> [WHAT THIS TASK INVOLVES]: Reproduce the material below line by line, beginning with its first line and ending with the line that contains "x_minor = list(range(1989, 2010, 2))"; leave out pictures.

> [GIVEN MATERIAL]:
★ ★ ★ ★
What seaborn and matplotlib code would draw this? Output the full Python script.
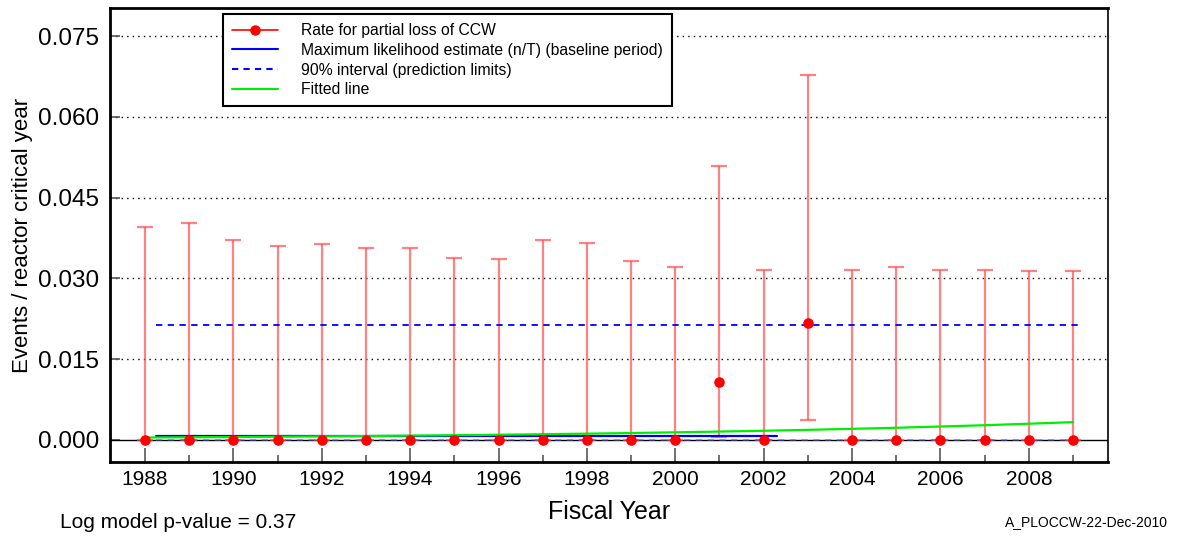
"""
Rate for partial loss of CCW by fiscal year, with prediction limits and
fitted log-model trend line.

Output:
    ``out.png``
"""

import matplotlib.pyplot as plt
import pandas as pd
import seaborn as sns

# Data
years = list(range(1988, 2010))
rate = [0.0, 0.0, 0.0, 0.0, 0.0, 0.0, 0.0, 0.0, 0.0, 0.0, 0.0,
        0.0, 0.0, 0.0108, 0.0, 0.0217, 0.0, 0.0, 0.0, 0.0, 0.0, 0.0]
upper = [0.0395, 0.0403, 0.0371, 0.0360, 0.0364, 0.0356, 0.0356, 0.0338,
         0.0336, 0.0371, 0.0366, 0.0332, 0.0321, 0.0509, 0.0316, 0.0678,
         0.0316, 0.0321, 0.0316, 0.0316, 0.0314, 0.0314]
lower = [0.0, 0.0, 0.0, 0.0, 0.0, 0.0, 0.0, 0.0, 0.0, 0.0, 0.0,
         0.0, 0.0, 0.0005, 0.0, 0.0037, 0.0, 0.0, 0.0, 0.0, 0.0, 0.0]
fitted = [0.00045, 0.00050, 0.00055, 0.00060, 0.00066, 0.00072, 0.00080,
          0.00088, 0.00096, 0.00106, 0.00116, 0.00128, 0.00141, 0.00155,
          0.00170, 0.00187, 0.00206, 0.00226, 0.00249, 0.00273, 0.00301,
          0.00330]

mle_span = [1988.25, 2002.3]
mle_value = 0.00074
interval_span = [1988.25, 2009.2]
interval_upper = 0.0213
interval_lower = 0.0

y_ticks = [0.0, 0.015, 0.030, 0.045, 0.060, 0.075]
x_major = list(range(1988, 2010, 2))
x_minor = list(range(1989, 2010, 2))

df = pd.DataFrame({"year": years, "rate": rate, "upper": upper,
                   "lower": lower, "fitted": fitted})

sns.set_style("white", {"xtick.bottom": True, "ytick.left": True})
plt.rcParams["font.family"] = ["Liberation Sans", "DejaVu Sans"]
plt.rcParams["text.color"] = "k"
plt.rcParams["axes.labelcolor"] = "k"
plt.rcParams["xtick.color"] = "k"
plt.rcParams["ytick.color"] = "k"
plt.rcParams["xtick.major.size"] = 10
plt.rcParams["xtick.minor.size"] = 5
plt.rcParams["ytick.major.size"] = 7

fig, ax = plt.subplots(figsize=(11.77, 5.37), dpi=100)
fig.subplots_adjust(left=110 / 1177, right=1108 / 1177,
                    bottom=1 - 462 / 537, top=1 - 8 / 537)

# Grid and zero line
for yt in y_ticks[1:]:
    ax.axhline(yt, color="k", ls=(0, (1, 3)), lw=1, zorder=0)
ax.axhline(0, color="k", lw=1, zorder=1)

# Error bars (red, semi-transparent)
ax.errorbar(df["year"], df["rate"],
            yerr=[df["rate"] - df["lower"], df["upper"] - df["rate"]],
            fmt="none", ecolor="#ff4d4d", alpha=0.7, elinewidth=1.6,
            capsize=6, capthick=1.6, zorder=2)

# Baseline MLE and prediction interval
ax.plot(mle_span, [mle_value] * 2, color="blue", lw=1.6, zorder=3)
ax.plot(interval_span, [interval_upper] * 2, color="blue", lw=1.3,
        ls=(0, (3.5, 3)), zorder=3)
ax.plot(interval_span, [interval_lower] * 2, color="#5a5adc", alpha=0.6,
        lw=1.3, ls=(0, (3.5, 3)), zorder=3)

# Fitted line
sns.lineplot(data=df, x="year", y="fitted", color="#00ee00", lw=1.6,
             ax=ax, zorder=3)

# Points
sns.scatterplot(data=df, x="year", y="rate", color="red", s=58,
                edgecolor="red", linewidth=0, ax=ax, zorder=4)

# Axes styling
ax.set_xlim(1987.21, 2009.79)
ax.set_ylim(-0.0041, 0.0802)
ax.set_yticks(y_ticks)
ax.set_yticklabels([f"{v:.3f}" for v in y_ticks], fontsize=17.5)
ax.set_xticks(x_major)
ax.set_xticks(x_minor, minor=True)
ax.set_xticklabels([str(y) for y in x_major], fontsize=15)
ax.tick_params(axis="x", which="major", bottom=True, direction="in",
               length=10, color="#666666", width=1.3, pad=6)
ax.tick_params(axis="x", which="minor", bottom=True, direction="in",
               length=5, color="#666666", width=1.3)
ax.tick_params(axis="y", which="major", left=True, direction="in",
               length=7, color="#555555", width=1.2, pad=8)

for side in ["left", "bottom", "top"]:
    ax.spines[side].set_linewidth(2)
ax.spines["right"].set_linewidth(1.2)
for sp in ax.spines.values():
    sp.set_color("k")

ax.set_xlabel("Fiscal Year", fontsize=18, labelpad=8)
ax.set_ylabel("Events / reactor critical year", fontsize=16, labelpad=3)

# Legend
handles = [
    plt.Line2D([], [], color="red", marker="o", markersize=6.5, lw=1.2),
    plt.Line2D([], [], color="blue", lw=1.5),
    plt.Line2D([], [], color="blue", lw=1.5, ls=(0, (3, 2.5))),
    plt.Line2D([], [], color="#00ee00", lw=1.5),
]
labels = ["Rate for partial loss of CCW",
          "Maximum likelihood estimate (n/T) (baseline period)",
          "90% interval (prediction limits)",
          "Fitted line"]
leg = ax.legend(handles, labels, loc="upper left",
                bbox_to_anchor=((223 - 110) / 998, 1 - 6 / 454),
                frameon=True, fancybox=False, fontsize=11.3,
                handlelength=2.9, handletextpad=1.45, borderpad=0.6,
                labelspacing=0.29, borderaxespad=0)
leg.get_frame().set_edgecolor("k")
leg.get_frame().set_linewidth(1.5)
leg.get_frame().set_alpha(1)

fig.text(60 / 1177, 1 - 522 / 537, "Log model p-value = 0.37",
         fontsize=15, va="center", ha="left")
fig.text(1168 / 1177, 1 - 522 / 537, "A_PLOCCW-22-Dec-2010",
         fontsize=10, va="center", ha="right")

fig.savefig("out.png", dpi=100)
★ ★ ★ ★
> [THE COMPLETED TASK]:
What seaborn and matplotlib code would draw this? Output the full Python script.
"""
Rate for partial loss of CCW by fiscal year, with prediction limits and
fitted log-model trend line.

Output:
    ``out.png``
"""

import matplotlib.pyplot as plt
import pandas as pd
import seaborn as sns

# Data
years = list(range(1988, 2010))
rate = [0.0, 0.0, 0.0, 0.0, 0.0, 0.0, 0.0, 0.0, 0.0, 0.0, 0.0,
        0.0, 0.0, 0.0108, 0.0, 0.0217, 0.0, 0.0, 0.0, 0.0, 0.0, 0.0]
upper = [0.0395, 0.0403, 0.0371, 0.0360, 0.0364, 0.0356, 0.0356, 0.0338,
         0.0336, 0.0371, 0.0366, 0.0332, 0.0321, 0.0509, 0.0316, 0.0678,
         0.0316, 0.0321, 0.0316, 0.0316, 0.0314, 0.0314]
lower = [0.0, 0.0, 0.0, 0.0, 0.0, 0.0, 0.0, 0.0, 0.0, 0.0, 0.0,
         0.0, 0.0, 0.0005, 0.0, 0.0037, 0.0, 0.0, 0.0, 0.0, 0.0, 0.0]
fitted = [0.00045, 0.00050, 0.00055, 0.00060, 0.00066, 0.00072, 0.00080,
          0.00088, 0.00096, 0.00106, 0.00116, 0.00128, 0.00141, 0.00155,
          0.00170, 0.00187, 0.00206, 0.00226, 0.00249, 0.00273, 0.00301,
          0.00330]

mle_span = [1988.25, 2002.3]
mle_value = 0.00074
interval_span = [1988.25, 2009.2]
interval_upper = 0.0213
interval_lower = 0.0

y_ticks = [0.0, 0.015, 0.030, 0.045, 0.060, 0.075]
x_major = list(range(1988, 2010, 2))
x_minor = list(range(1989, 2010, 2))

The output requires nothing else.